Gunther shows up to the meeting early to look for Veronika, who had disappeared in the meantime, but gets intercepted by a murderous Latvian guard before being rescued by Nebe. He nevertheless gets to meet with Müller, who ends up believing his cover. As he moves around the house to signal from a window for Belinsky to storm the property, Gunther discovers that Veronika is being tortured in the cellar by König. He frees her but is taken down by the Latvian again. His cover blown, Gunther gets interrogated by Müller under threat that they will crush Veronika in a wine press. Gunther admits everything he knows but Veronika gets crushed anyway. Later, Nebe visits Gunther in his cell and tells him the complete story of Linden so he can feed it back to Müller to avoid further torture. During their conversation Nebe eats a cake poisoned by Gunther and dies, allowing Gunther to escape the property in a car which he later crashes during the pursuit. The novel ends as Gunther recovers and learns from Shield that Becker had been hanged and Belinsky was not a CIC officer, but an agent of Poroshin.

==Major themes==
The major themes of the novel includes the hardship of post-war conditions in Germany and Austria, occupation by the Allied Powers, espionage activities between them, and the secret post-war resurgence of Nazi war criminals.

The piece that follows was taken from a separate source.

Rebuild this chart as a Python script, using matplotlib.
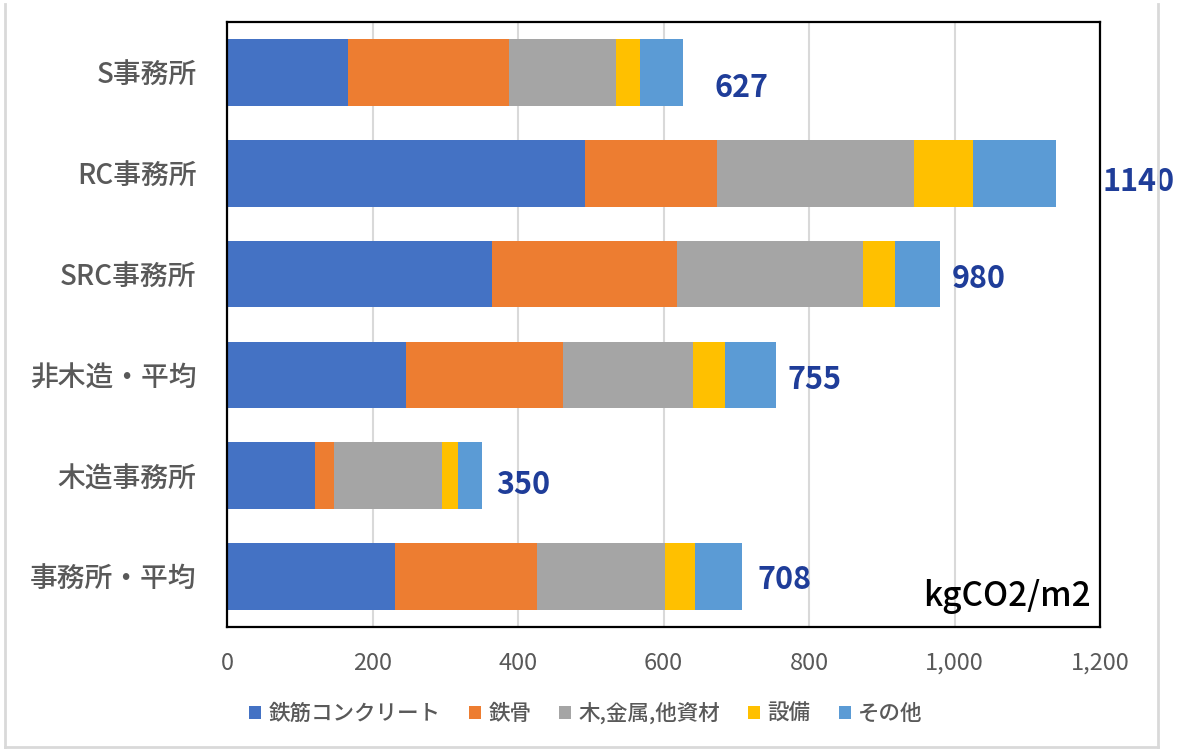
# -*- coding:utf-8 -*-
import matplotlib.pyplot as plt
from matplotlib.lines import Line2D
from matplotlib.patches import Patch
import numpy as np

plt.rcParams['font.family'] = ['Noto Sans CJK JP', 'DejaVu Sans']

# Embodied carbon per floor area by building type (kgCO2/m2).
categories = ['S事務所', 'RC事務所', 'SRC事務所', '非木造・平均', '木造事務所', '事務所・平均']
series_names = ['鉄筋コンクリート', '鉄骨', '木,金属,他資材', '設備', 'その他']
rebar_concrete = [167, 492, 364, 246, 121, 231]
steel_frame = [221, 182, 255, 216, 26, 195]
wood_metal_other = [147, 270, 255, 179, 149, 176]
equipment = [33, 81, 44, 44, 21, 41]
others = [59, 115, 62, 70, 33, 65]
totals = [627, 1140, 980, 755, 350, 708]

colors = ['#4472C4', '#ED7D31', '#A5A5A5', '#FFC000', '#5B9BD5']
# label placement next to each bar end, in pixels (right, down)
label_dx = [31, 46, 12, 11, 15, 15]
label_dy = [16, 9, 5, 5, 9, 3]


def draw_bars(ax, series):

    """ Stack the five components horizontally for every building type. """

    y = np.arange(len(categories))
    left = np.zeros(len(categories))
    for values, color in zip(series, colors):
        ax.barh(y, values, left=left, height=0.66, color=color, linewidth=0, zorder=2)
        left += np.array(values)
    return y


def draw_totals(ax, y):

    """ Write the total value to the right of each bar. """

    for yi, total, dx, dy in zip(y, totals, label_dx, label_dy):
        ax.annotate(str(total), xy=(total, yi), xytext=(dx, -dy),
                    textcoords='offset pixels', ha='left', va='center',
                    fontsize=22, fontweight='bold', color='#1f3d99',
                    annotation_clip=False)


fig = plt.figure(figsize=(11.78, 7.49), dpi=100)
ax = fig.add_axes([227 / 1178, 1 - 627 / 749, (1100 - 227) / 1178, (627 - 22) / 749])

series = [rebar_concrete, steel_frame, wood_metal_other, equipment, others]
y = draw_bars(ax, series)
draw_totals(ax, y)

ax.set_xlim(0, 1200)
ax.set_ylim(len(categories) - 0.5, -0.5)
ax.set_xticks(np.arange(0, 1201, 200))
ax.xaxis.set_major_formatter(plt.FuncFormatter(lambda v, p: f'{int(v):,}'))
ax.set_yticks(y)
ax.set_yticklabels(categories, fontweight='medium')
ax.tick_params(axis='y', length=0, pad=22, labelsize=20, labelcolor='#595959')
ax.tick_params(axis='x', length=0, pad=18, labelsize=17, labelcolor='#595959')
ax.grid(axis='x', color='#D9D9D9', linewidth=1.5, zorder=0)
ax.set_axisbelow(True)
for spine in ax.spines.values():
    spine.set_color('black')
    spine.set_linewidth(1.6)

ax.text(0.989, 0.035, 'kgCO2/m2', transform=ax.transAxes, ha='right',
        va='baseline', fontsize=24, fontweight='medium', color='black')

handles = [Patch(facecolor=c, edgecolor='none') for c in colors]
fig.legend(handles, series_names, loc='center', bbox_to_anchor=(586 / 1178, 1 - 714 / 749),
           ncol=5, frameon=False, prop={'size': 15.5, 'weight': 'medium'}, labelcolor='#595959',
           handlelength=0.55, handleheight=0.55, handletextpad=0.35, columnspacing=1.3)

# thin outer border of the chart area
border = dict(color='#D9D9D9', linewidth=2, transform=fig.transFigure)
fig.add_artist(Line2D([5 / 1178, 5 / 1178], [1 - 4 / 749, 1 - 747 / 749], **border))
fig.add_artist(Line2D([1158 / 1178, 1158 / 1178], [1 - 4 / 749, 1 - 747 / 749], **border))
fig.add_artist(Line2D([5 / 1178, 1158 / 1178], [1 - 747 / 749, 1 - 747 / 749], **border))

fig.savefig('out.png', dpi=100)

=== Historical elements ===
Bernhard Gunther's investigation parallels the filming of The Third Man by a British film crew in the city and what happens to him mirrors the plot of the film in subtle ways.

==Development History==

===Publication history===
- 1991, UK, Viking, ISBN 978-0670835164, Pub date 28 March 1991, Hardback
- 1992, UK, Penguin, ISBN 978-0140175615, Pub date 24 September 1992, Paperback
- 1993, UK, Penguin, ISBN 978-0140231700, Pub date 29 April 1993 (as the third part of the "Berlin Noir" paperback)

=== Explanation of the novel's title ===

The novel's front matter includes an excerpt from the poem "A German Requiem" by James Fenton.